- [Data for this task]:
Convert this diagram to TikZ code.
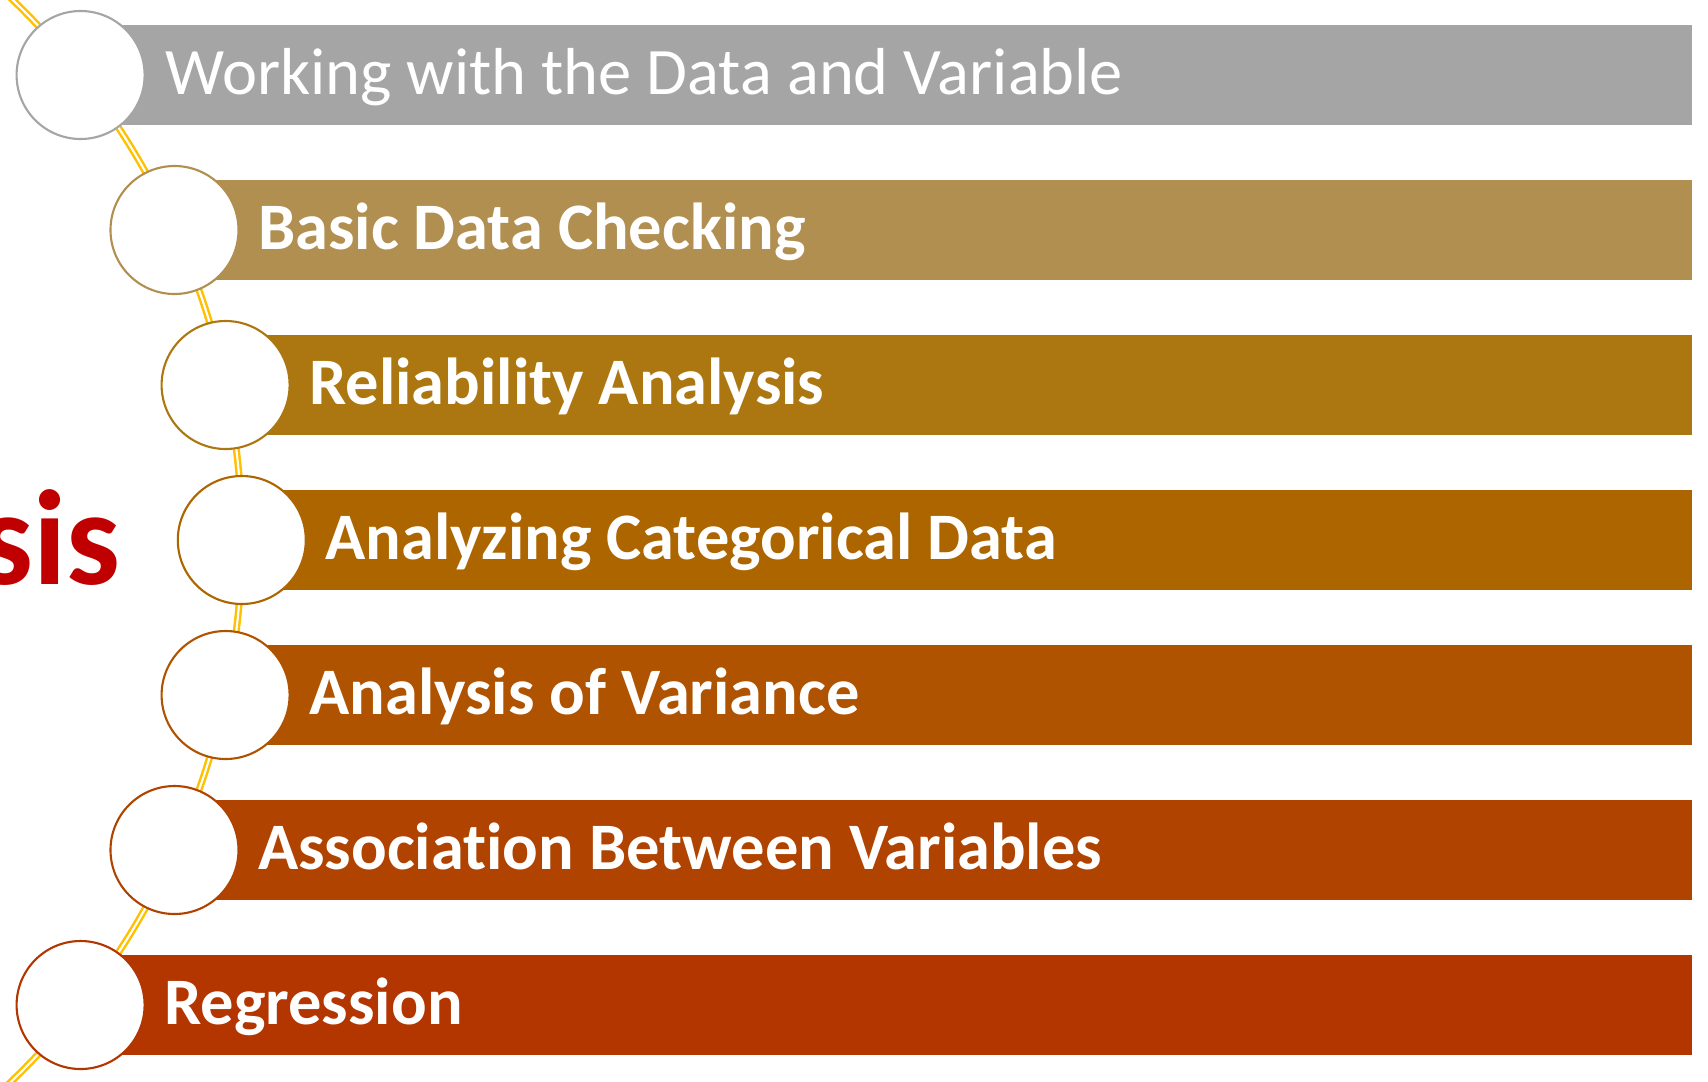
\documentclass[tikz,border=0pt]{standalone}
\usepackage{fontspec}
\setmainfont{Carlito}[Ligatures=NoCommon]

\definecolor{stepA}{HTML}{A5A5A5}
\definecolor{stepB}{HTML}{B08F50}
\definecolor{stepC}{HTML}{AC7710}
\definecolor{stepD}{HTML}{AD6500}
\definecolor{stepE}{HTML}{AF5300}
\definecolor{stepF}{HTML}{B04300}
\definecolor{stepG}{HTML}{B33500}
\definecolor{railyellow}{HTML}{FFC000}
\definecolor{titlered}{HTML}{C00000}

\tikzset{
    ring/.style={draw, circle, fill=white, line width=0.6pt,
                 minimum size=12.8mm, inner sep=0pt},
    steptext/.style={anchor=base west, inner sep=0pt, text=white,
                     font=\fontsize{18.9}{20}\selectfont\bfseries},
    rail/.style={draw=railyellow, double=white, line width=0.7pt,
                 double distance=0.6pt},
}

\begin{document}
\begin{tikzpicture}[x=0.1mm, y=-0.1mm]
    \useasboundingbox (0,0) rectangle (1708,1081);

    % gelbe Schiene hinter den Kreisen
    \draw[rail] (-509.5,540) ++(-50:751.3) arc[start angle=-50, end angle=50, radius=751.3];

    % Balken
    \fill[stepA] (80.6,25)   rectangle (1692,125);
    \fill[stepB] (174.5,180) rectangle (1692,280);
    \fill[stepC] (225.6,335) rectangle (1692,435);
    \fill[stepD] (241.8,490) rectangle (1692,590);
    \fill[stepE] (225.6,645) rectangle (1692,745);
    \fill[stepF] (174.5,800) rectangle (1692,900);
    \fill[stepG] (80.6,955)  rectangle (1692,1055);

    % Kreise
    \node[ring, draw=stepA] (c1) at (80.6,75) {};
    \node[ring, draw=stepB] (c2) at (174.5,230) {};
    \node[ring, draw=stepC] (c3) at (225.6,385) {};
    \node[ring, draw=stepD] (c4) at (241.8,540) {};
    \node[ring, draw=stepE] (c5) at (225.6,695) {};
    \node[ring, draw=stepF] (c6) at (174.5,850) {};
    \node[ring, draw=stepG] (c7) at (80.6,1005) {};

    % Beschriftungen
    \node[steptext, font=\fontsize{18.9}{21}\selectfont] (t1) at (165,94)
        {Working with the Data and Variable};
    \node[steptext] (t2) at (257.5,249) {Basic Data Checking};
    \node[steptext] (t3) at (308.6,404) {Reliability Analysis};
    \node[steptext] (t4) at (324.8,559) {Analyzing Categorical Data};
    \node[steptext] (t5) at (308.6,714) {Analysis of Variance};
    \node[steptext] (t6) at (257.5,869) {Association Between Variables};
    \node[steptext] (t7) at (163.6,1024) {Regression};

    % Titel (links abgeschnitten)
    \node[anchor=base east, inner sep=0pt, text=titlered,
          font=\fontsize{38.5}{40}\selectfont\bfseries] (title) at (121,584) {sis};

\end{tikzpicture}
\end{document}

---

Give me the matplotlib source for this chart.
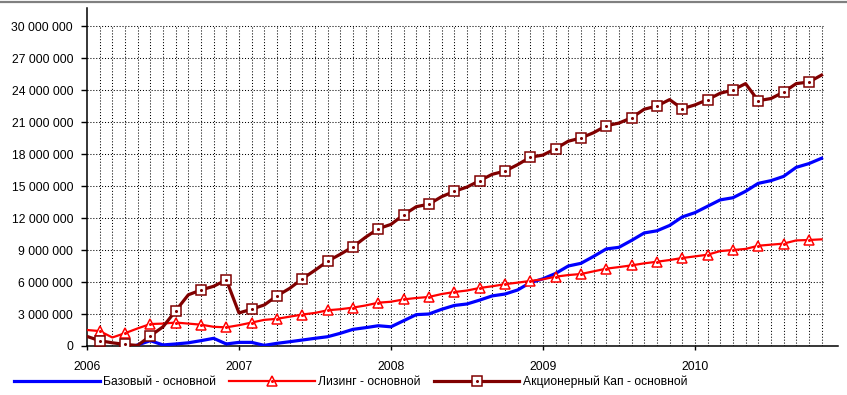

* * *

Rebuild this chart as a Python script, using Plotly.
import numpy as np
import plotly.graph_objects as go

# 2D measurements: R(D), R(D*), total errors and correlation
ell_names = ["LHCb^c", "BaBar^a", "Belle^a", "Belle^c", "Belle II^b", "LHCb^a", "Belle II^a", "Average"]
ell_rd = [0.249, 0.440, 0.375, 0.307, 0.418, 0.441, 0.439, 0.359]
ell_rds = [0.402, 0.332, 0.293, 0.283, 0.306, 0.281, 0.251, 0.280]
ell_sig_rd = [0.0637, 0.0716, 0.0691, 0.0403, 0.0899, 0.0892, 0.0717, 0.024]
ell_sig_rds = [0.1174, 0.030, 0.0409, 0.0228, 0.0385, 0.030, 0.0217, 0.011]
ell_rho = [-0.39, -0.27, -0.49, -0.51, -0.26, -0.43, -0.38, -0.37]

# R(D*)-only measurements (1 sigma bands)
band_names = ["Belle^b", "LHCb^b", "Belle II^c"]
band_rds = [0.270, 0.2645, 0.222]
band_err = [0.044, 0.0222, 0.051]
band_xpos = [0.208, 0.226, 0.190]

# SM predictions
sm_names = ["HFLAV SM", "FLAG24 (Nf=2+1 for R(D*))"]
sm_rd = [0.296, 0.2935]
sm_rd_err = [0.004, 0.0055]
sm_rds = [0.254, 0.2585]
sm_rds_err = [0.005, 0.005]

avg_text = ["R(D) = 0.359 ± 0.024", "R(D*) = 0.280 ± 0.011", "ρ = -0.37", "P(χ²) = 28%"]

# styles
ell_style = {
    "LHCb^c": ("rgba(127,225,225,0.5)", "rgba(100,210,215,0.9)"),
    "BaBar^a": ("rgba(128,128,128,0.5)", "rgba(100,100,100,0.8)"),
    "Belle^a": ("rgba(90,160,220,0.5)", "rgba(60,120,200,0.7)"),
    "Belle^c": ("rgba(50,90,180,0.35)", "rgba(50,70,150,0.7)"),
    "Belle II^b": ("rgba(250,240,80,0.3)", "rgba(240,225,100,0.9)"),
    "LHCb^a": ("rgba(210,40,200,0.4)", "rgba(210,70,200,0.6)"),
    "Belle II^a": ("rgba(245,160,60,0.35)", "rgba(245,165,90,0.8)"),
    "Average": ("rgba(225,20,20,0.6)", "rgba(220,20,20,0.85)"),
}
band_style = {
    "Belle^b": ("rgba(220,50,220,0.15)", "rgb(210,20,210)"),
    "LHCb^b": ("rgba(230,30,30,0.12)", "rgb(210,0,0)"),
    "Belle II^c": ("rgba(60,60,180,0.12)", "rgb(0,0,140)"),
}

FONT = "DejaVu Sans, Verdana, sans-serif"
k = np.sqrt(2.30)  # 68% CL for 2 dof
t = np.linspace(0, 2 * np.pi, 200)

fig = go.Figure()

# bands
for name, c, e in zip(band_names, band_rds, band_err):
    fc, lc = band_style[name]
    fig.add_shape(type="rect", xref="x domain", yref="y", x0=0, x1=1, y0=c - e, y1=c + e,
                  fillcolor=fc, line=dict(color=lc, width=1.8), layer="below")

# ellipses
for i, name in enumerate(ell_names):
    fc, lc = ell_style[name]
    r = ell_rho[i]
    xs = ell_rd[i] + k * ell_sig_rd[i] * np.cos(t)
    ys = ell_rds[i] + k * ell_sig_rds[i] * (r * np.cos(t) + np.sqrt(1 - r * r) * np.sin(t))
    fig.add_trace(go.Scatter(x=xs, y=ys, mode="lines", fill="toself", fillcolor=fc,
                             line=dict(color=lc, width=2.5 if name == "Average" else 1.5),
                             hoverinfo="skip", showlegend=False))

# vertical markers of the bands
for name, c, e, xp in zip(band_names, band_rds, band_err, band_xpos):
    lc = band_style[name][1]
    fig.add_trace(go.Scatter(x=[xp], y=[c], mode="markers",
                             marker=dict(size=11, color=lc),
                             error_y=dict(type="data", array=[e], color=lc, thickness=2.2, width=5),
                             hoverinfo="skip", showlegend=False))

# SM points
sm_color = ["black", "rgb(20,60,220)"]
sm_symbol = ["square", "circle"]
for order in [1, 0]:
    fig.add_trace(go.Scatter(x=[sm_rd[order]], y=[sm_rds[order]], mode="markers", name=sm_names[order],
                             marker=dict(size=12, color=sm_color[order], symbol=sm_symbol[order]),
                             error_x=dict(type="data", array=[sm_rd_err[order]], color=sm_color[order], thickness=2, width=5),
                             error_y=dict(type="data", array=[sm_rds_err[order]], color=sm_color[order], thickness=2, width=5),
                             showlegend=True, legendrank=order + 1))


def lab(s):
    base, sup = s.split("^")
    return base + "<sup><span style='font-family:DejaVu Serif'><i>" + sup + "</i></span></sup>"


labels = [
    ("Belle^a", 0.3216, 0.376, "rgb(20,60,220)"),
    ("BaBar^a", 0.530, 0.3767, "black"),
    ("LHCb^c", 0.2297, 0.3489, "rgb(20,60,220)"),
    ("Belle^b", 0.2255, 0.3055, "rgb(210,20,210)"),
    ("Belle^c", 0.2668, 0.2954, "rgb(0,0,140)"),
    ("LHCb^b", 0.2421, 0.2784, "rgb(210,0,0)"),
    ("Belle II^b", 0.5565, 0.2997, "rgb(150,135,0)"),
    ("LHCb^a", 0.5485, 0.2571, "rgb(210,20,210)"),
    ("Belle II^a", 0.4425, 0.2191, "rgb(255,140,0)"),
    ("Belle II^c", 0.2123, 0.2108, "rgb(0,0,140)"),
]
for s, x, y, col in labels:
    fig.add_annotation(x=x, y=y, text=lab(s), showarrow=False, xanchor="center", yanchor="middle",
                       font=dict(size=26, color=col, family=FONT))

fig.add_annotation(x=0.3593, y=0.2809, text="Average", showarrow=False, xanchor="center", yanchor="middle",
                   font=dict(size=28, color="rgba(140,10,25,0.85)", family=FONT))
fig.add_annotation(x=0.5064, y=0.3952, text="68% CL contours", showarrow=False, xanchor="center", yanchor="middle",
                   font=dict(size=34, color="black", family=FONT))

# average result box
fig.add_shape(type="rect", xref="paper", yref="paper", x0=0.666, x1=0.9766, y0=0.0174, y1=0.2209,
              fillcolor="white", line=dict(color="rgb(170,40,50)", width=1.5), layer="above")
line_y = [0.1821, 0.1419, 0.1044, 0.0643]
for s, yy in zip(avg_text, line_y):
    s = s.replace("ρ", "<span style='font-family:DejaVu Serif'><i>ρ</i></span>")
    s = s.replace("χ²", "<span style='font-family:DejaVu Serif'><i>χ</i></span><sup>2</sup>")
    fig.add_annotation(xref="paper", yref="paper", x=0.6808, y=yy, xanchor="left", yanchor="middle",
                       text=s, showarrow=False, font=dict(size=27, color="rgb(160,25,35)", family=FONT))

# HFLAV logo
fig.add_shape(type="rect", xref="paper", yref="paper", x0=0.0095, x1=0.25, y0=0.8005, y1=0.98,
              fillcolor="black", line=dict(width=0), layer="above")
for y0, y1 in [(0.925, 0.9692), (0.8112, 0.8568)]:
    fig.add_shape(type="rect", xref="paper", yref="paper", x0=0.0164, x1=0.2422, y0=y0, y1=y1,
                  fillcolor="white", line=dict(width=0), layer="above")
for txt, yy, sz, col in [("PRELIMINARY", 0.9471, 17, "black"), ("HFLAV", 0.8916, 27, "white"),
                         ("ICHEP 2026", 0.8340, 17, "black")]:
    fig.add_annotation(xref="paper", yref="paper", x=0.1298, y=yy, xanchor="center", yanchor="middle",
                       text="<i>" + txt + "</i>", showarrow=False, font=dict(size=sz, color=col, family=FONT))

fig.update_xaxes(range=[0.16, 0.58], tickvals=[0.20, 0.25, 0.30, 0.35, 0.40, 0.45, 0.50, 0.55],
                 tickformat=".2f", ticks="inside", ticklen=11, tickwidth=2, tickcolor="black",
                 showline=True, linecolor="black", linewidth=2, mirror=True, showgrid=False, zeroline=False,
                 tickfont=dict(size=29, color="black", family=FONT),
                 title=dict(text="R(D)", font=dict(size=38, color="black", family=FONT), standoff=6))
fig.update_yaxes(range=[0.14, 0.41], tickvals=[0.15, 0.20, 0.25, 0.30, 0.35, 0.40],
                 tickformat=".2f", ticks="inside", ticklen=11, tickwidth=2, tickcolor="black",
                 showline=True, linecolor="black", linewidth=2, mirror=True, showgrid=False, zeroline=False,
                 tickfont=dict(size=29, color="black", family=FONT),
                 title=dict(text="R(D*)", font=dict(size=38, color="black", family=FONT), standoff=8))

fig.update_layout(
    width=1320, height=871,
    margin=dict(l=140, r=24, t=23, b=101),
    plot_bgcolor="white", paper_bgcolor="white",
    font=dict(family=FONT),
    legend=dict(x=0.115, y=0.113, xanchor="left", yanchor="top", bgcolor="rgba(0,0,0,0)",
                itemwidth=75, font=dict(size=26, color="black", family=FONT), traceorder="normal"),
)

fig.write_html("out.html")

- [Task details]: Print everything from the line with "Convert this diagram to TikZ code." down to the line with "draw=stepG] (c7) at", both included, exactly as written and without the pictures.

- [Task result]:
Convert this diagram to TikZ code.
\documentclass[tikz,border=0pt]{standalone}
\usepackage{fontspec}
\setmainfont{Carlito}[Ligatures=NoCommon]

\definecolor{stepA}{HTML}{A5A5A5}
\definecolor{stepB}{HTML}{B08F50}
\definecolor{stepC}{HTML}{AC7710}
\definecolor{stepD}{HTML}{AD6500}
\definecolor{stepE}{HTML}{AF5300}
\definecolor{stepF}{HTML}{B04300}
\definecolor{stepG}{HTML}{B33500}
\definecolor{railyellow}{HTML}{FFC000}
\definecolor{titlered}{HTML}{C00000}

\tikzset{
    ring/.style={draw, circle, fill=white, line width=0.6pt,
                 minimum size=12.8mm, inner sep=0pt},
    steptext/.style={anchor=base west, inner sep=0pt, text=white,
                     font=\fontsize{18.9}{20}\selectfont\bfseries},
    rail/.style={draw=railyellow, double=white, line width=0.7pt,
                 double distance=0.6pt},
}

\begin{document}
\begin{tikzpicture}[x=0.1mm, y=-0.1mm]
    \useasboundingbox (0,0) rectangle (1708,1081);

    % gelbe Schiene hinter den Kreisen
    \draw[rail] (-509.5,540) ++(-50:751.3) arc[start angle=-50, end angle=50, radius=751.3];

    % Balken
    \fill[stepA] (80.6,25)   rectangle (1692,125);
    \fill[stepB] (174.5,180) rectangle (1692,280);
    \fill[stepC] (225.6,335) rectangle (1692,435);
    \fill[stepD] (241.8,490) rectangle (1692,590);
    \fill[stepE] (225.6,645) rectangle (1692,745);
    \fill[stepF] (174.5,800) rectangle (1692,900);
    \fill[stepG] (80.6,955)  rectangle (1692,1055);

    % Kreise
    \node[ring, draw=stepA] (c1) at (80.6,75) {};
    \node[ring, draw=stepB] (c2) at (174.5,230) {};
    \node[ring, draw=stepC] (c3) at (225.6,385) {};
    \node[ring, draw=stepD] (c4) at (241.8,540) {};
    \node[ring, draw=stepE] (c5) at (225.6,695) {};
    \node[ring, draw=stepF] (c6) at (174.5,850) {};
    \node[ring, draw=stepG] (c7) at (80.6,1005) {};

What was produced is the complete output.